Interference in others' affairs has a long history in US foreign policy

Interference in others' affairs has a long history in US foreign policy

United States of America has a long history of meddling in the affairs of other countries. It is worth recalling in the context of recent imposition of tariff on Indian goods 

Mohammad Mosaddegh, an Iranian legislator introduced a Bill to nationalise the country’s British owned oil industry.It was approved in the Parliament and he was jailed as a national hero. 

Mosaddegh was elected prime minister and implemented the law. It threatened Western oil interests. 

The US along with UK deployed a tactic it would replicate throughout the Cold War in countries like Indonesia, Guatemala and Chile.  A coup was orchestrated that toppled Mosaddegh’s elected democratic government. 

It was replaced by a US-friendly regime that reopened Iran’s oil industry to foreign companies. This is an ancient beginning of US interference  foreign countries dating back more than seven decades. 

It gains relevance now as President Donald Trump’s dispensation trying to impose a moral reckoning on India for its purchase of discounted Russian crude.  This is about questioning the locus standi of a country that has time and again toppled democratically elected governments.

The US has been complicit in the assassination of democratically elected leaders. It has  funded proxy conflicts to safeguard it’s own economic interests. 

It is not in a position to claim moral high ground. Nor can it  impose punitive tariff on others. 

The list of US intervention in foreign countries is long since World War II.

Iran, Gustemala, Congo (the assasinstion of Patrice Lulumba) Indonesia, Iraq and more.One thing these countries have in common id that they have strongly opposed US interference.

The convenient excuse in most cases has been the looming spectre of Communism ( Iraq allegedly posesding a Weapon of Mass Destruction was an exception). But in most cases it was protection of American commercial interests.  

Yet sermons and statements continue to pour forth from US.

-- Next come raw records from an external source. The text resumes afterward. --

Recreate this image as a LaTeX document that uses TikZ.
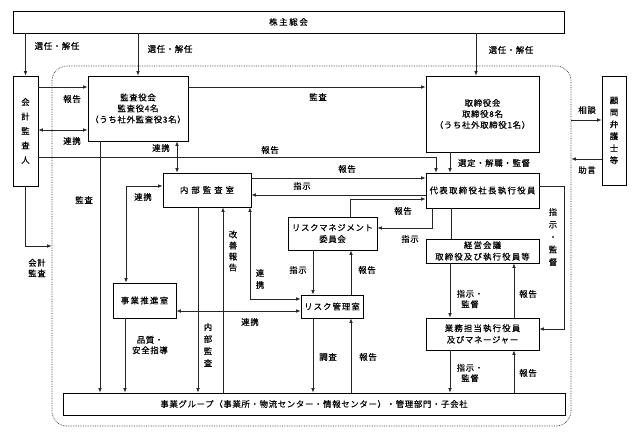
\documentclass[tikz,border=0pt]{standalone}
\usepackage{fontspec}
\setmainfont[LetterSpace=8,FakeBold=0.35]{Noto Sans CJK JP}
\usetikzlibrary{arrows.meta,calc}
\begin{document}
\begin{tikzpicture}[x=1pt,y=-1pt,
  font=\fontsize{8.4}{10}\selectfont,
  box/.style={draw=black,line width=0.8pt,align=center,inner sep=0pt},
  vtxt/.style={align=center,inner sep=0pt,font=\fontsize{8.4}{12}\selectfont},
  lbl/.style={align=center,inner sep=0pt,font=\fontsize{8.4}{10.5}\selectfont},
  arr/.style={draw=black!85,line width=0.7pt,-{Latex[length=4.5pt,width=3.6pt]}},
  darr/.style={draw=black!85,line width=0.7pt,{Latex[length=4.5pt,width=3.6pt]}-{Latex[length=4.5pt,width=3.6pt]}},
  ln/.style={draw=black!85,line width=0.7pt},
  zonestyle/.style={draw=black!80,line width=0.7pt,densely dotted,rounded corners=15pt,inner sep=0pt}
]
\useasboundingbox (0,0) rectangle (640,438);
\fill[white] (0,0) rectangle (640,438);

% dotted boundary
\node[zonestyle,minimum width=519pt,minimum height=360pt] (zone) at (311.5,246) {};

% boxes
\node[box,minimum width=551pt,minimum height=22pt] (top) at (288.5,22) {\addfontfeature{LetterSpace=20}株主総会};
\node[box,minimum width=25pt,minimum height=110pt,font=\fontsize{8.4}{14.5}\selectfont] (kaikei) at (25.5,131) {会\\計\\監\\査\\人};
\node[box,minimum width=100pt,minimum height=65pt,font=\fontsize{8.4}{11}\selectfont] (kansayaku) at (138,108.5) {監査役会\\監査役4名\\（うち社外監査役3名）};
\node[box,minimum width=113pt,minimum height=76pt,font=\fontsize{8.4}{11}\selectfont] (torishimari) at (482.5,114) {取締役会\\取締役8名\\（うち社外取締役1名）};
\node[box,minimum width=24pt,minimum height=109pt,font=\fontsize{8.4}{12}\selectfont] (komon) at (614,130.5) {顧\\問\\弁\\護\\士\\等};
\node[box,minimum width=88pt,minimum height=34pt] (naibu) at (207,190) {\addfontfeature{LetterSpace=36}内部監査室};
\node[box,minimum width=113pt,minimum height=35pt] (daihyo) at (482.5,190.5) {\addfontfeature{LetterSpace=16}代表取締役社長執行役員};
\node[box,minimum width=89pt,minimum height=33pt,font=\fontsize{8.4}{11.5}\selectfont] (riskcom) at (332.5,233.5) {リスクマネジメント\\委員会};
\node[box,minimum width=113pt,minimum height=24pt,font=\fontsize{8.4}{11.5}\selectfont] (keiei) at (482.5,251) {\addfontfeature{LetterSpace=14}経営会議\\\addfontfeature{LetterSpace=14}取締役及び執行役員等};
\node[box,minimum width=113pt,minimum height=32pt,font=\fontsize{8.4}{11.5}\selectfont] (gyomu) at (482.5,334) {\addfontfeature{LetterSpace=14}業務担当執行役員\\及びマネージャー};
\node[box,minimum width=63pt,minimum height=35pt] (suishin) at (144.5,300.5) {\addfontfeature{LetterSpace=16}事業推進室};
\node[box,minimum width=62pt,minimum height=23pt] (riskkanri) at (332,306.5) {\addfontfeature{LetterSpace=12}リスク管理室};
\node[box,minimum width=502pt,minimum height=22pt] (jigyo) at (314,404) {事業グループ（事業所・物流センター・情報センター）・管理部門・子会社};

% connectors
\draw[arr] (top.south -| kaikei.north) -- (kaikei.north);
\draw[arr] (top.south -| kansayaku.north) -- (kansayaku.north);
\draw[arr] (top.south -| 476,0) -- (torishimari.north -| 476,0);
\draw[arr] (kaikei.east |- 0,87) -- (kansayaku.west |- 0,87);
\draw[darr] (kaikei.east |- 0,130) -- (kansayaku.west |- 0,130);
\draw[arr] (kaikei.east |- 0,157) -| (daihyo.north -| 436,0);
\draw[arr] (kaikei.south) |- (zone.west |- 0,246);
\draw[arr] (kansayaku.east |- 0,87) -- (torishimari.west |- 0,87);
\draw[arr] (zone.east |- 0,120) -- (komon.west |- 0,120);
\draw[arr] (komon.west |- 0,159) -- (zone.east |- 0,159);
\draw[arr] (kansayaku.south -| 100,0) -- (jigyo.north -| 100,0);
\draw[darr] (kansayaku.south -| 177,0) -- (naibu.north -| 177,0);
\draw[darr] (naibu.west |- 0,186) -| (suishin.north -| 126,0);
\draw[arr] (suishin.south -| 125,0) -- (jigyo.north -| 125,0);
\draw[darr] (suishin.east |- 0,311) -- (riskkanri.west |- 0,311);
\draw[arr] (naibu.south -| 198,0) -- (jigyo.north -| 198,0);
\draw[arr] (jigyo.north -| 223,0) -- (naibu.south -| 223,0);
\draw[darr] (naibu.south -| 250,0) |- (riskkanri.west |- 0,299);
\draw[arr] (naibu.east |- 0,178) -- (daihyo.west |- 0,178);
\draw[arr] (daihyo.west |- 0,195) -- (naibu.east |- 0,195);
\draw[arr] (riskcom.north -| 350,0) |- (daihyo.west |- 0,199);
\draw[arr] (daihyo.south -| 432,0) |- (riskcom.east |- 0,228);
\draw[arr] (torishimari.south -| 450,0) -- (daihyo.north -| 450,0);
\draw[ln] (daihyo.south -| 451,0) -- (keiei.north -| 451,0);
\draw[arr] (daihyo.east |- 0,186) -- (564,186) |- (gyomu.east |- 0,329);
\draw[arr] (riskcom.south -| 313,0) -- (riskkanri.north -| 313,0);
\draw[arr] (riskkanri.north -| 351,0) -- (riskcom.south -| 351,0);
\draw[arr] (riskkanri.south -| 313,0) -- (jigyo.north -| 313,0);
\draw[arr] (jigyo.north -| 351,0) -- (riskkanri.south -| 351,0);
\draw[arr] (keiei.south -| 450,0) -- (gyomu.north -| 450,0);
\draw[arr] (gyomu.north -| 514,0) -- (keiei.south -| 514,0);
\draw[arr] (gyomu.south -| 450,0) -- (jigyo.north -| 450,0);
\draw[arr] (jigyo.north -| 514,0) -- (gyomu.south -| 514,0);

% labels
\node[lbl] (l1) at (57,46) {選任・解任};
\node[lbl] (l2) at (170,49) {選任・解任};
\node[lbl] (l3) at (511,50) {選任・解任};
\node[lbl] (l4) at (72,99) {報告};
\node[lbl] (l5) at (72,141) {連携};
\node[lbl] (l6) at (318,97) {監査};
\node[lbl] (l7) at (270,150) {報告};
\node[lbl] (l8) at (161,148) {連携};
\node[lbl] (l9) at (84,200) {監査};
\node[lbl] (l10) at (37,268) {会計\\監査};
\node[lbl] (l11) at (587,110) {相談};
\node[lbl] (l12) at (587,170) {助言};
\node[lbl] (l13) at (494,163) {選定・解職・監督};
\node[lbl] (l14) at (347,169) {報告};
\node[lbl] (l15) at (302,186) {指示};
\node[lbl] (l16) at (143,197) {連携};
\node[lbl] (l17) at (403,211) {報告};
\node[lbl] (l18) at (410,239) {指示};
\node[vtxt,font=\fontsize{8.4}{11}\selectfont] (l19) at (233,251) {改\\善\\報\\告};
\node[vtxt] (l20) at (260,279) {連\\携};
\node[lbl] (l21) at (298,270) {指示};
\node[lbl] (l22) at (367,270) {報告};
\node[vtxt,font=\fontsize{8.4}{12.5}\selectfont] (l23) at (553,237) {指\\示\\・\\監\\督};
\node[lbl] (l24) at (250,322) {連携};
\node[lbl] (l25) at (150,345) {品質・\\安全指導};
\node[vtxt] (l26) at (208,345) {内\\部\\監\\査};
\node[lbl] (l27) at (328,357) {調査};
\node[lbl] (l28) at (368,357) {報告};
\node[lbl] (l29) at (470,299) {指示・\\監督};
\node[lbl] (l30) at (528,294) {報告};
\node[lbl] (l31) at (470,373) {指示・\\監督};
\node[lbl] (l32) at (528,373) {報告};
\end{tikzpicture}
\end{document}
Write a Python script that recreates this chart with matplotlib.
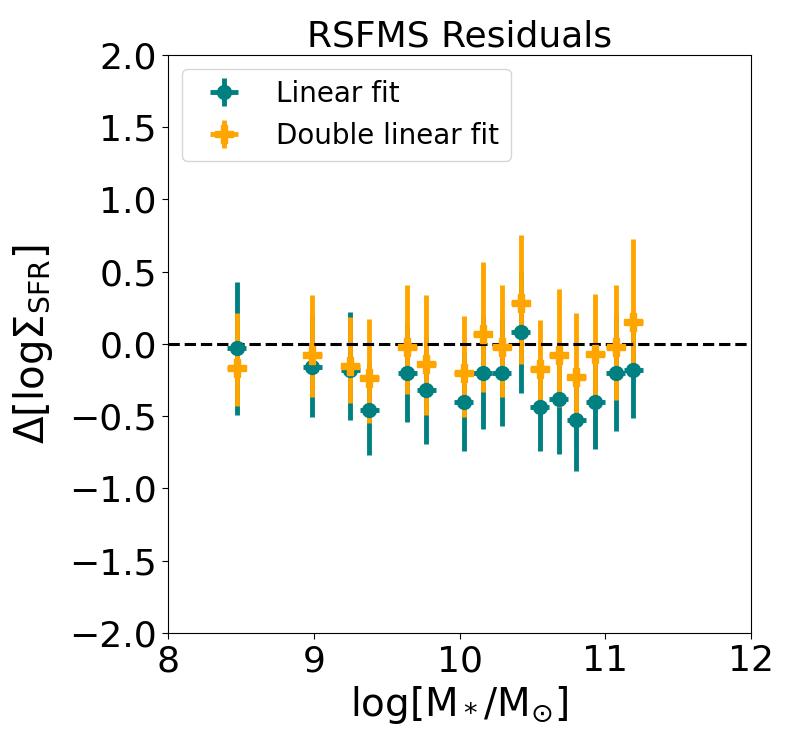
import numpy as np
import matplotlib
matplotlib.use("Agg")
import matplotlib.pyplot as plt

# stellar mass bins (log M*/Msun)
mass = [8.47, 8.99, 9.25, 9.38, 9.64, 9.77, 10.03, 10.16, 10.29, 10.42,
        10.55, 10.68, 10.80, 10.93, 11.07, 11.19]
mass_err = 0.065

# linear fit residuals: median, upper and lower limits
lin_med = [-0.03, -0.16, -0.18, -0.455, -0.20, -0.32, -0.40, -0.20, -0.20, 0.085,
           -0.435, -0.385, -0.525, -0.40, -0.20, -0.18]
lin_hi = [0.43, 0.20, 0.22, -0.13, 0.14, 0.05, -0.06, 0.20, 0.17, 0.50,
          -0.13, -0.01, -0.17, -0.07, 0.20, 0.15]
lin_lo = [-0.49, -0.505, -0.53, -0.77, -0.54, -0.69, -0.74, -0.59, -0.57, -0.34,
          -0.74, -0.76, -0.88, -0.73, -0.60, -0.51]

# double linear fit residuals
dbl_med = [-0.165, -0.08, -0.155, -0.24, -0.025, -0.14, -0.20, 0.065, -0.025, 0.28,
           -0.175, -0.08, -0.23, -0.07, -0.025, 0.15]
dbl_hi = [0.215, 0.335, 0.185, 0.17, 0.41, 0.335, 0.19, 0.565, 0.41, 0.755,
          0.165, 0.38, 0.21, 0.345, 0.405, 0.725]
dbl_lo = [-0.43, -0.365, -0.41, -0.545, -0.345, -0.49, -0.505, -0.335, -0.365, -0.14,
          -0.39, -0.435, -0.48, -0.365, -0.39, -0.14]

lin_med = np.array(lin_med)
dbl_med = np.array(dbl_med)
lin_yerr = [lin_med - np.array(lin_lo), np.array(lin_hi) - lin_med]
dbl_yerr = [dbl_med - np.array(dbl_lo), np.array(dbl_hi) - dbl_med]

fig = plt.figure(figsize=(7.89, 7.49), dpi=100)
ax = fig.add_axes([0.213, 0.155, 0.739, 0.772])

ax.errorbar(mass, lin_med, xerr=mass_err, yerr=lin_yerr, fmt='o', color='teal',
            ms=10, elinewidth=3.5, label='Linear fit')
ax.errorbar(mass, dbl_med, xerr=mass_err, yerr=dbl_yerr, fmt='P', color='orange',
            ms=13, elinewidth=3.5, label='Double linear fit')
ax.axhline(0, color='k', ls='--', lw=2.2)

ax.set_xlim(8, 12)
ax.set_ylim(-2, 2)
ax.set_xticks([8, 9, 10, 11, 12])
ax.set_yticks(np.arange(-2, 2.01, 0.5))
ax.tick_params(labelsize=26, length=4.5)
ax.set_title('RSFMS Residuals', fontsize=26)
ax.set_xlabel(r'$\mathrm{log[M_*/M_{\odot}]}$', fontsize=28)
ax.set_ylabel(r'$\Delta[\mathrm{log}\Sigma_{\rm SFR}]$', fontsize=29, labelpad=10)
ax.legend(loc='upper left', fontsize=20, handlelength=2.2)

fig.savefig('out.png', dpi=100)
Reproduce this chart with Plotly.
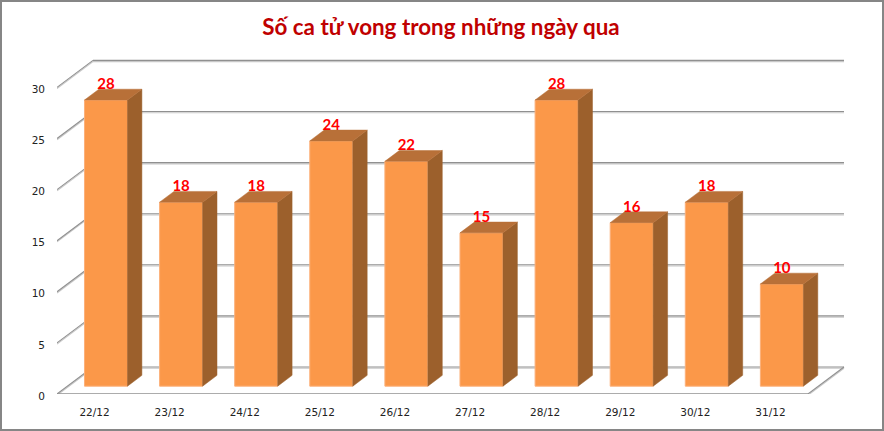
import plotly.graph_objects as go

# data
days = ['22/12', '23/12', '24/12', '25/12', '26/12', '27/12', '28/12', '29/12', '30/12', '31/12']
deaths = [28, 18, 18, 24, 22, 15, 28, 16, 18, 10]
y_ticks = [0, 5, 10, 15, 20, 25, 30]
title = 'Số ca tử vong trong những ngày qua'

W, H = 884, 431
ML, MR, MT, MB = 57, 39, 59, 37
PX_X = 75.1   # pixels per category
PX_Y = 10.22  # pixels per unit of value

# fake 3d: how far one full depth of the floor moves a point, in axis units
DX = 36 / PX_X
DY = 27 / PX_Y
BAR_W = 43 / PX_X
BAR_NUDGE = 1 / PX_X
BAR_FRONT = 0.29
BAR_BACK = 0.69
X0 = -0.5
X1 = len(days) - 0.5

FRONT = '#fb9849'
TOP = '#b87038'
SIDE = '#9c602c'
EDGE = '#fcb07a'


def project(x, v, d):
    return x + d * DX, v + d * DY


def add_line(shapes, p0, p1, color='#909090', width=1.1):
    # line plus the soft shadow just under it
    for dy, col in [(-0.12, '#c8c8c8'), (0, color)]:
        shapes.append(dict(type='line', layer='below', xref='x', yref='y',
                           x0=p0[0], y0=p0[1] + dy, x1=p1[0], y1=p1[1] + dy,
                           line=dict(color=col, width=width)))


shapes = []
for t in y_ticks:
    add_line(shapes, project(X0, t, 0), project(X0, t, 1))
    add_line(shapes, project(X0, t, 1), project(X1, t, 1))
add_line(shapes, project(X0, 0, 0), project(X1, 0, 0), width=1.6)
add_line(shapes, project(X1, 0, 0), project(X1, 0, 1))

# frame round the whole picture
plot_w = W - ML - MR
plot_h = H - MT - MB
shapes.append(dict(type='rect', xref='paper', yref='paper',
                   x0=(1 - ML) / plot_w, x1=(W - 1 - ML) / plot_w,
                   y0=-(MB - 1) / plot_h, y1=(plot_h + MT - 1) / plot_h,
                   line=dict(color='#868686', width=2)))

side_x, side_y, top_x, top_y = [], [], [], []
for i, v in enumerate(deaths):
    left = i + BAR_NUDGE - BAR_W / 2
    right = i + BAR_NUDGE + BAR_W / 2
    side = [project(right, 0, BAR_FRONT), project(right, 0, BAR_BACK),
            project(right, v, BAR_BACK), project(right, v, BAR_FRONT)]
    top = [project(left, v, BAR_FRONT), project(right, v, BAR_FRONT),
           project(right, v, BAR_BACK), project(left, v, BAR_BACK)]
    side_x += [p[0] for p in side] + [side[0][0], None]
    side_y += [p[1] for p in side] + [side[0][1], None]
    top_x += [p[0] for p in top] + [top[0][0], None]
    top_y += [p[1] for p in top] + [top[0][1], None]

fx, fy = project(BAR_NUDGE, 0, BAR_FRONT)

fig = go.Figure()
fig.add_trace(go.Bar(x=[i + fx for i in range(len(days))], y=deaths, base=fy, width=BAR_W,
                     marker=dict(color=FRONT, line=dict(color=EDGE, width=1))))
fig.add_trace(go.Scatter(x=side_x, y=side_y, mode='lines', fill='toself', fillcolor=SIDE,
                         line=dict(color=SIDE, width=0.5)))
fig.add_trace(go.Scatter(x=top_x, y=top_y, mode='lines', fill='toself', fillcolor=TOP,
                         line=dict(color=TOP, width=0.5)))
fig.add_trace(go.Scatter(x=[i + fx for i in range(len(days))], y=[v + fy + 1.45 for v in deaths],
                         mode='text', text=[str(v) for v in deaths], textposition='middle center',
                         textfont=dict(family='Lato', size=15, color='#ff0000', weight='bold'),
                         cliponaxis=False))

fig.update_layout(
    width=W, height=H, margin=dict(l=ML, r=MR, t=MT, b=MB),
    paper_bgcolor='white', plot_bgcolor='white', showlegend=False,
    title=dict(text=title, x=441 / W, xanchor='center', y=1 - 27 / H, yanchor='middle',
               font=dict(family='Lato', size=22.4, color='#c00000', weight='bold')),
    shapes=shapes,
)
fig.update_xaxes(range=[X0, X0 + plot_w / PX_X], tickmode='array',
                 tickvals=list(range(len(days))), ticktext=days, showgrid=False, zeroline=False,
                 showline=False, ticks='', ticklabelstandoff=10,
                 tickfont=dict(family='DejaVu Sans', size=10.5, color='#222222'))
fig.update_yaxes(range=[0, plot_h / PX_Y], tickmode='array', tickvals=y_ticks,
                 showgrid=False, zeroline=False, showline=False, ticks='', ticklabelstandoff=11,
                 ticklabelshift=2, tickfont=dict(family='DejaVu Sans', size=10.5, color='#222222'))

# page margin off so the figure sits at the window corner
fig.write_html("out.html", config=dict(displayModeBar=False),
               post_script="document.body.style.margin='0';document.body.style.overflow='hidden';")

Peter Navarro, an adviser of President Trump has been the cheer leader. He is blissfully aware thst there is little room for self-righteous posturing.  

The most glaring example is Israel’s destruction of Gaza sponsored by the very administration Navarro works under. No country has received more US foreign aid than Israel. 

The money is wired back to American arms manufacturers like Lockheed Martin and General Dynamics. Produced by GD, 10,000 two-thousand pound bombs have been dropped on hospitals in Gaza. 

 Big tech companies, like Google, Microsoft and Amazon support and profit from Israel’s war. They provide AI, cloud and surveillance 

technologies. 

There is a misplaced sense of righteousness in US government. After all, while condemning India’s oil trade it is bankrolling Israel’s war. 

Meanwhile, Trump is dreaming of “Riviera of the Middle East” in Gaza. He seems to have forgotten all about a military-industrial that Dwight Eisenhower warned of. 

It is extensively documented. It is baffling how Navarro missed it and continues to claim moral superiority over India with a straight face. 

 Navarro seems to be suffering from we can do it, but you can’t syndrome. It has long defined US foreign policy. 

US topples sovreign government but invokes sovreignity when convenient. It is the only nation to use nuclear weapons in war. 

Yet it claims the authority to decide who may or may not posses nuclear weapons. This is not an exception but a continuation of a recurring pattern in American foreign policy.